- _Instruction_: Skip all pictures, then copy the lines from the start of the data through the line with "common_values = [27.8, 28.4, 29.1, 30.1, 31.3, 32.3]", keeping both ends.

- _Supplied information_:
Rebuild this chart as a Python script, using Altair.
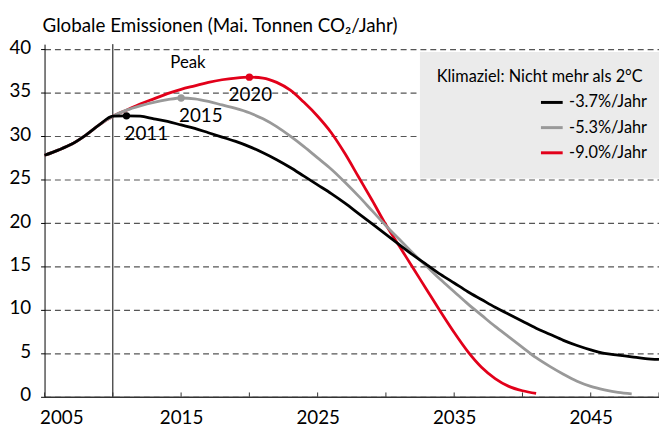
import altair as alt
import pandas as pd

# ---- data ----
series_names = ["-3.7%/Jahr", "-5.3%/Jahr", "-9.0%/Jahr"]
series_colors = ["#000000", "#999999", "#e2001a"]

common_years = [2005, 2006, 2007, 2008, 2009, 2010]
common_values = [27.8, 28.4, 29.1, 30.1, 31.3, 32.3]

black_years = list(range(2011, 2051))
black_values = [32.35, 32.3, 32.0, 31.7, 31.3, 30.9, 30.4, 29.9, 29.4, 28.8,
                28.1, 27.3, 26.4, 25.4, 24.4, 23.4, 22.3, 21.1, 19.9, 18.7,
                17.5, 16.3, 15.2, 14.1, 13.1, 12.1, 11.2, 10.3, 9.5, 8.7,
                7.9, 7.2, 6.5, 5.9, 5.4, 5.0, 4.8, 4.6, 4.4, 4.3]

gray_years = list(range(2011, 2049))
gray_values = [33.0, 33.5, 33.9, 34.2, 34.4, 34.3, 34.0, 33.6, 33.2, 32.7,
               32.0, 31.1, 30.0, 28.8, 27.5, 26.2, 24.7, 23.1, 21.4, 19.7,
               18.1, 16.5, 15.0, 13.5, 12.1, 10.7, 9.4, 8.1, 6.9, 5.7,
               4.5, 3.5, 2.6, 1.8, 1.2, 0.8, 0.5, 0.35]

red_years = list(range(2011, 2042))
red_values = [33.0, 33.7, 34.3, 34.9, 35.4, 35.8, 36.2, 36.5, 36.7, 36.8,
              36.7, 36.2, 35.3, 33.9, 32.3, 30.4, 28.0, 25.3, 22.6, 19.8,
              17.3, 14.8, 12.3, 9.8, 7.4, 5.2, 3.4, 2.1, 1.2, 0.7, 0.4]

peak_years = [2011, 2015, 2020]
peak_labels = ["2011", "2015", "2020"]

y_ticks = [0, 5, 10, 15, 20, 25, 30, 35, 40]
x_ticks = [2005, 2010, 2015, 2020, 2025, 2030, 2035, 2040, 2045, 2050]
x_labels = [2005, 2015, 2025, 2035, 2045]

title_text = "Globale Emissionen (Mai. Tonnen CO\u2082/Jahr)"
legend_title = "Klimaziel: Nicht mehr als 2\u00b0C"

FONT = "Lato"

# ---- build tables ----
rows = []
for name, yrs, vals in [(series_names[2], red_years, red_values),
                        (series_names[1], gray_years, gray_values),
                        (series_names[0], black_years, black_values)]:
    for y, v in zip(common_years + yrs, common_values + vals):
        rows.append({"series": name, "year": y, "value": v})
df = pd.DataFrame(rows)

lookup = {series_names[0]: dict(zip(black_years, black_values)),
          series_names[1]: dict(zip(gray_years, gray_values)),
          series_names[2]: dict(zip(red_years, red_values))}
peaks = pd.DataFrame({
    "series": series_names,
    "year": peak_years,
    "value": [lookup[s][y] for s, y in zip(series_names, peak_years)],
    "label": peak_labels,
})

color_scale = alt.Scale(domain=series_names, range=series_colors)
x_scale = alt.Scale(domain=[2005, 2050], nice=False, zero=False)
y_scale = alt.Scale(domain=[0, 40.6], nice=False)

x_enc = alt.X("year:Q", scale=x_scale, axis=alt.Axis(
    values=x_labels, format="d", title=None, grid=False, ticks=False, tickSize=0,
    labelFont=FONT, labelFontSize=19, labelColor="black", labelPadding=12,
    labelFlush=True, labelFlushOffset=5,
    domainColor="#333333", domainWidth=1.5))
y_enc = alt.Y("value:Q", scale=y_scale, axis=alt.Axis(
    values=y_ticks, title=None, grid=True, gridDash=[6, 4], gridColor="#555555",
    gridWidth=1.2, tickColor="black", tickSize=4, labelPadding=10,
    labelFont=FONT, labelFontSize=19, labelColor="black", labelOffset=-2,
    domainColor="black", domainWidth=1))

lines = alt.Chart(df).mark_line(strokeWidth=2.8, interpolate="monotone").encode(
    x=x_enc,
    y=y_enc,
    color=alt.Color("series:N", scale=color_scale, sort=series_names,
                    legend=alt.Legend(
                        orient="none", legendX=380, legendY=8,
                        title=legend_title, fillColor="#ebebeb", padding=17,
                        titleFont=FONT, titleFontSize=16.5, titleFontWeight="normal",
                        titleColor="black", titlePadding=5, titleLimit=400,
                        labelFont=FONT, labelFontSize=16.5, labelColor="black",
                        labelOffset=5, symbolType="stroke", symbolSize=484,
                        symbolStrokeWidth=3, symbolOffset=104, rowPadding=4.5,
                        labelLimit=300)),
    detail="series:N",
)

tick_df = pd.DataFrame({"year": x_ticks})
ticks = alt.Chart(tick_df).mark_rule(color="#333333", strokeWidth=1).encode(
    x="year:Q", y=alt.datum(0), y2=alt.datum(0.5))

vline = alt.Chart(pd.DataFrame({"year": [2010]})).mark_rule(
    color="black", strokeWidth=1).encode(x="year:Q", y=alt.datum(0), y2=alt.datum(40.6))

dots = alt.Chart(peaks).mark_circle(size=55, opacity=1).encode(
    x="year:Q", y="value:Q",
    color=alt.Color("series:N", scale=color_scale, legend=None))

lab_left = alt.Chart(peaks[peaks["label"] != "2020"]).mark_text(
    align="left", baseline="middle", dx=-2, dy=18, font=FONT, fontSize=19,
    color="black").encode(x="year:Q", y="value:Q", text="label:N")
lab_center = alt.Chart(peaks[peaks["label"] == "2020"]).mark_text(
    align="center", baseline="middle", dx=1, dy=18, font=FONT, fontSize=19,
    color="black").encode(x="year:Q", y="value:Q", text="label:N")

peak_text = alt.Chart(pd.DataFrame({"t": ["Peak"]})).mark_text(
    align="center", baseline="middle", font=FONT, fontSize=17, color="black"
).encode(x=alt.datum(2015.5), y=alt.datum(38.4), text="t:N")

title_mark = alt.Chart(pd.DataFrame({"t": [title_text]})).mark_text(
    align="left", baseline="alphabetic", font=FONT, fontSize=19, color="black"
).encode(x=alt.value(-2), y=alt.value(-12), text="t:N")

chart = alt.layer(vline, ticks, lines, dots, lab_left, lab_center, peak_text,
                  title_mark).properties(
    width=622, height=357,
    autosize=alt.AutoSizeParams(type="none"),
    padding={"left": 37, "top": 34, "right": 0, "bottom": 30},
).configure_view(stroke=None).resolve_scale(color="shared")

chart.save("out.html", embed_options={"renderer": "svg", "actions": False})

- _Task output_:
Rebuild this chart as a Python script, using Altair.
import altair as alt
import pandas as pd

# ---- data ----
series_names = ["-3.7%/Jahr", "-5.3%/Jahr", "-9.0%/Jahr"]
series_colors = ["#000000", "#999999", "#e2001a"]

common_years = [2005, 2006, 2007, 2008, 2009, 2010]
common_values = [27.8, 28.4, 29.1, 30.1, 31.3, 32.3]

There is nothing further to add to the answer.